The court of Judge Wilfredo Navarro ruled in favor of the students. “I will have my own standards on whether or not it is lewd,” he said. In an act of what Navarro called “buffoonery,” the school ignored the restraining order, barred the gates against the parents and their children, and ordered its guards to stand against even the sheriff of the court.
In the most ridiculous twist to what is becoming an issue of the state of national morality, St. Theresa’s College filed criminal charges against three parents and a guardian for child abuse. They claimed the parents were guilty for “failing to supervise their minor children/ward” and allowing their daughters to “lead an immoral and dissolute life.”
This is what St. Theresa’s College, Cebu did. It called the girls immoral and dissolute. It insinuated that what could be seen as natural childish behavior were actually manifestations of lewdness and sexual provocation. It publicly humiliated five minors, announced their evils to their peers, and then followed with an act of monumental disrespect against the ruling of the courts. It perpetuated the same sort of discrimination that decades of its graduates have fought to destroy. And when the stories of attempted suicide and depression and psychological trauma began circulating, instead of some attempt at Christian compassion, the school locked its gates to the parents who attempted to defend their children. Five 16-year-olds are bullied and insulted before the public, called the worst names that young girls can be called, and this vanguard of Christianity has the gall to call the parents abusive.
Although it is the bikini issue that has raised much of the furor, the school claims that the girls are guilty of more than one crime. One girl, it says, was seen with a cigarette. Others were allowed alcoholic beverages in a bar. One of them sat with her underwear visible. It’s not just the bikinis, it says, we never called them sluts. But they could become drunkards and hellions, look at that picture, see that lit cigarette. It is an odd inconsistency for the school to claim it is the smoking and drinking that it finds most offensive, in spite of the fact that it punished all five equally, and is suing them equally, even those who were guilty of no more than a grin at the camera in a swimsuit.
As the school sees it, the unholy horrors committed by these children demand that the state protect them from themselves and their parents, forgetting that the horrors being committed against them now by the school have damaged them more than if they pranced drunk on the beach in their bikinis.
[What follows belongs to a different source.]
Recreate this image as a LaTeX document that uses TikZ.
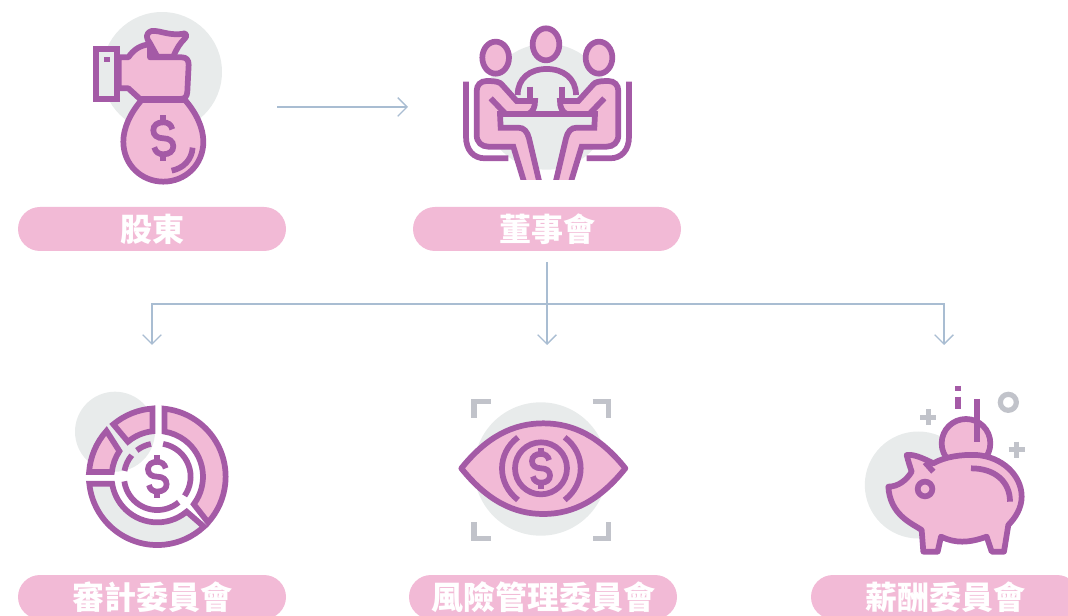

It is difficult to understand precisely what the school considers too ample flesh, what it counts as immoral, indecent, obscene and lewd acts, what punishment a visible bra strap merits, and what sort of alcoholic beverages are considered tantamount to parental abuse. Perhaps the school should patrol Twitter accounts on Christmas Eve, strike out Lisa Macuja and her tutus from the alumni association, and storm the beaches in the summer. After all, it says it is not simply posting the photos that are the problem, but the acts themselves.
It is difficult to ignore the context of these cases. That parents such as these are called criminals is odd in a country where beat reporters deliver stories daily of fathers raping daughters and mothers killing sons, where a girl named Nicole was told in Olongapo it was her fault she was raped. Perhaps if the school were so focused on insisting on parental responsibility, it should direct its prayers on the thousands of small children who march down the highways begging for coins and selling their small bodies. I have yet to hear of the school filing cases against the parents of uneducated children in the slums in which Theresians conduct their monthly charities.
It is true that these parents chose Catholic schools with Catholic principles, but they are also aware, as these schools should be, that these schools exist within the scope of a secular country whose citizens are equally protected by their citizenship. STC says the case it filed is driven by fear that parental responsibility may be forgotten, and claims that the bringing up of children should be a partnership between parent and school. It hopes to set an example. And yet the parents attempted to compromise, pleaded with the school administration, supported apologies and promised to allow no other lapses. Perhaps it would be more accurate for the school to claim that the upbringing of minors is not so much a partnership as a benevolent tyranny, where parents must bow their heads and bend over to Sister’s swinging paddle, and teach their children to do the same.
I write this as a daughter of St. Theresa’s, the same as my sister, the same as my cousins, the same as my mother before me. I owe very much to a school that taught me the dangers of semicolons and tyrant-presidents, one that made room for the poorest and is the first to stand in defense of justice. It is the same school that insists that the first duty of power is to the weak and the oppressed. I speak now as I was taught to speak for 11 years in a grand old institution that I hope will earn back its pride. Let your light shine, Sisters. Be a blessing.
Patricia Evangelista graduated from St. Theresa’s College, Quezon City in 2002.